The Hong Kong Stock Exchange (HKEK) is back in the news as the banking institution launches its new sustainable finance taxonomy. The Hong Kong Taxonomy for Sustainable Finance seeks to protect against greenwashing by introducing science-based criteria and thresholds for sustainable finance activities. ESG Today reports on the new taxonomy stating:
“According to the HKMA, the sustainable finance taxonomy provides an important tool by enabling a standardized framework for the classification and labelling of financial products based on their environmental sustainability characteristics, allowing investors to identify and invest in activities that generate a positive impact on the environment, and to avoid those with a negative impact, in addition to aligning investments with climate goals while reducing the risk of investing in assets that are not aligned with a low-carbon future, as well as unlocking investment opportunities in green technologies and sustainable projects.”
The taxonomy also appears to have been designed with global markets in mind as it considers other taxonomy structures in Mainland China, the EU, and the ASEAN by aligning its categorization criteria with the International Standard Industrial Classification of All Economic Activities (ISIC).
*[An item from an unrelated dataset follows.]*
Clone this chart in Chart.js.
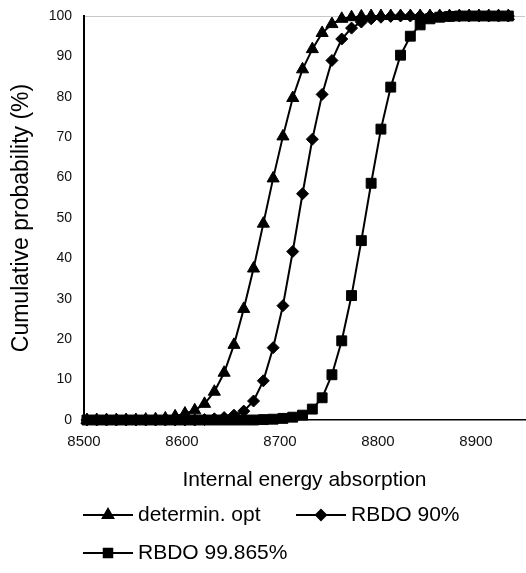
<!DOCTYPE html>
<html>
<head>
<meta charset="utf-8">
<script src="https://cdn.jsdelivr.net/npm/chart.js@4/dist/chart.umd.min.js"></script>
<style>
  html, body { margin: 0; padding: 0; background: #fff; }
  #wrap { width: 526px; height: 573px; }
</style>
</head>
<body>
<div id="wrap"><canvas id="myChart" width="526" height="573"></canvas></div>
<script>
// energy bins (x) shared by the three curves
let energie = [8503, 8513, 8523, 8533, 8543, 8553, 8563, 8573, 8583, 8593,
               8603, 8613, 8623, 8633, 8643, 8653, 8663, 8673, 8683, 8693,
               8703, 8713, 8723, 8733, 8743, 8753, 8763, 8773, 8783, 8793,
               8803, 8813, 8823, 8833, 8843, 8853, 8863, 8873, 8883, 8893,
               8903, 8913, 8923, 8933]

// cumulative probability (%)
let determinOpt = [0, 0, 0, 0, 0, 0, 0.1, 0.2, 0.4, 0.9,
                   1.6, 2.4, 4, 7, 11.7, 18.6, 27.5, 37.5, 48.6, 59.8,
                   70.2, 79.7, 86.8, 91.8, 95.8, 98, 99.3, 99.7, 99.9, 100,
                   100, 100, 100, 100, 100, 100, 100, 100, 100, 100,
                   100, 100, 100, 100]
let rbdo90 = [0, 0, 0, 0, 0, 0, 0, 0, 0, 0,
              0, 0, 0.1, 0.3, 0.6, 1.2, 2.2, 4.7, 9.7, 17.9,
              28.3, 41.7, 56, 69.5, 80.6, 89, 94.3, 97, 98.5, 99.3,
              99.7, 99.9, 100, 100, 100, 100, 100, 100, 100, 100,
              100, 100, 100, 100]
let rbdo99 = [0, 0, 0, 0, 0, 0, 0, 0, 0, 0,
              0, 0, 0, 0, 0, 0, 0, 0, 0.1, 0.2,
              0.4, 0.7, 1.2, 2.7, 5.5, 11.2, 19.6, 30.8, 44.4, 58.6,
              72, 82.4, 90.3, 95, 97.8, 99.3, 99.7, 99.9, 100, 100,
              100, 100, 100, 100]

let yTicks = [0, 10, 20, 30, 40, 50, 60, 70, 80, 90, 100]
let xTicks = [8500, 8600, 8700, 8800, 8900]

const points = (ys) => energie.map((x, i) => ({ x: x, y: ys[i] }))

const serie = (label, ys, style, radius) => ({
    label: label,
    data: points(ys),
    showLine: true,
    borderColor: '#000',
    backgroundColor: '#000',
    borderWidth: 2,
    pointStyle: style,
    pointRadius: radius,
    pointBorderWidth: 1,
    pointBorderColor: '#000',
    pointBackgroundColor: '#000',
    tension: 0,
    clip: false
})

// legend: line with the marker in the middle, like the original
const legendeLigne = {
    id: 'legendeLigne',
    afterDraw(chart) {
        const ctx = chart.ctx
        const places = [[83, 515], [296, 515], [83, 553]]
        ctx.save()
        chart.data.datasets.forEach((ds, i) => {
            const [x, y] = places[i]
            ctx.strokeStyle = ds.borderColor
            ctx.fillStyle = ds.pointBackgroundColor
            ctx.lineWidth = 2
            ctx.beginPath()
            ctx.moveTo(x, y)
            ctx.lineTo(x + 50, y)
            ctx.stroke()
            Chart.helpers.drawPoint(ctx, {
                pointStyle: ds.pointStyle,
                radius: ds.pointRadius - 1,
                borderWidth: 1,
                rotation: 0
            }, x + 25, y)
            ctx.fillStyle = '#000'
            ctx.font = '21px "Liberation Sans", Arial, sans-serif'
            ctx.textBaseline = 'middle'
            ctx.textAlign = 'left'
            ctx.fillText(ds.label, x + 55, y)
        })
        ctx.restore()
    }
}

const data = {
    datasets: [
        serie('determin. opt', determinOpt, 'triangle', 7),
        serie('RBDO 90%', rbdo90, 'rectRot', 6),
        serie('RBDO 99.865%', rbdo99, 'rect', 7)
    ]
}

const config = {
    type: 'scatter',
    data: data,
    options: {
        responsive: false,
        animation: false,
        layout: { autoPadding: false, padding: { left: 8, top: 16, right: 1, bottom: 80 } },
        plugins: {
            legend: { display: false },
            tooltip: { enabled: false }
        },
        scales: {
            x: {
                type: 'linear',
                min: 8500,
                max: 8950,
                afterBuildTicks: (s) => { s.ticks = xTicks.map((v) => ({ value: v })) },
                afterFit: (s) => { s.height = 73; s.paddingLeft = 0; s.paddingRight = 0 },
                grid: { display: false, drawTicks: false },
                border: { color: '#000', width: 1.5 },
                ticks: {
                    padding: 13,
                    color: '#111',
                    callback: (v) => String(v),
                    font: { family: '"Liberation Sans", Arial, sans-serif', size: 15 }
                },
                title: {
                    display: true,
                    text: 'Internal energy absorption',
                    color: '#000',
                    padding: { top: 20, bottom: 0 },
                    font: { family: '"Liberation Sans", Arial, sans-serif', size: 21 }
                }
            },
            y: {
                min: 0,
                max: 100,
                afterBuildTicks: (s) => { s.ticks = yTicks.map((v) => ({ value: v })) },
                afterFit: (s) => { s.width = 76; s.paddingTop = 0; s.paddingBottom = 0 },
                grid: {
                    drawTicks: false,
                    color: (c) => c.tick && c.tick.value === 100 ? '#c8c8c8' : 'rgba(0,0,0,0)'
                },
                border: { color: '#000', width: 2 },
                ticks: {
                    padding: 12,
                    color: '#111',
                    font: { family: '"Liberation Sans", Arial, sans-serif', size: 14 }
                },
                title: {
                    display: true,
                    text: 'Cumulative probability (%)',
                    color: '#000',
                    padding: { top: 0, bottom: 0 },
                    font: { family: '"Liberation Sans", Arial, sans-serif', size: 23 }
                }
            }
        }
    },
    plugins: [legendeLigne]
}

const ctx = document.getElementById('myChart')

new Chart(ctx, config)
</script>
</body>
</html>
Sustainable finance taxonomies are great tools for financial regulators looking to prevent greenwashing, but they also come with substantial drawbacks and flaws, as seen in the EU’s implementation of its taxonomy. In any event, taxonomy laws are proliferating and financial services firms would be wise to monitor these developments and avoid greenwashing in their services. Greenwashing in finance comes with serious regulatory risks, as even countries without taxonomy regulations can often bring enforcement through existing laws prohibiting misrepresentations.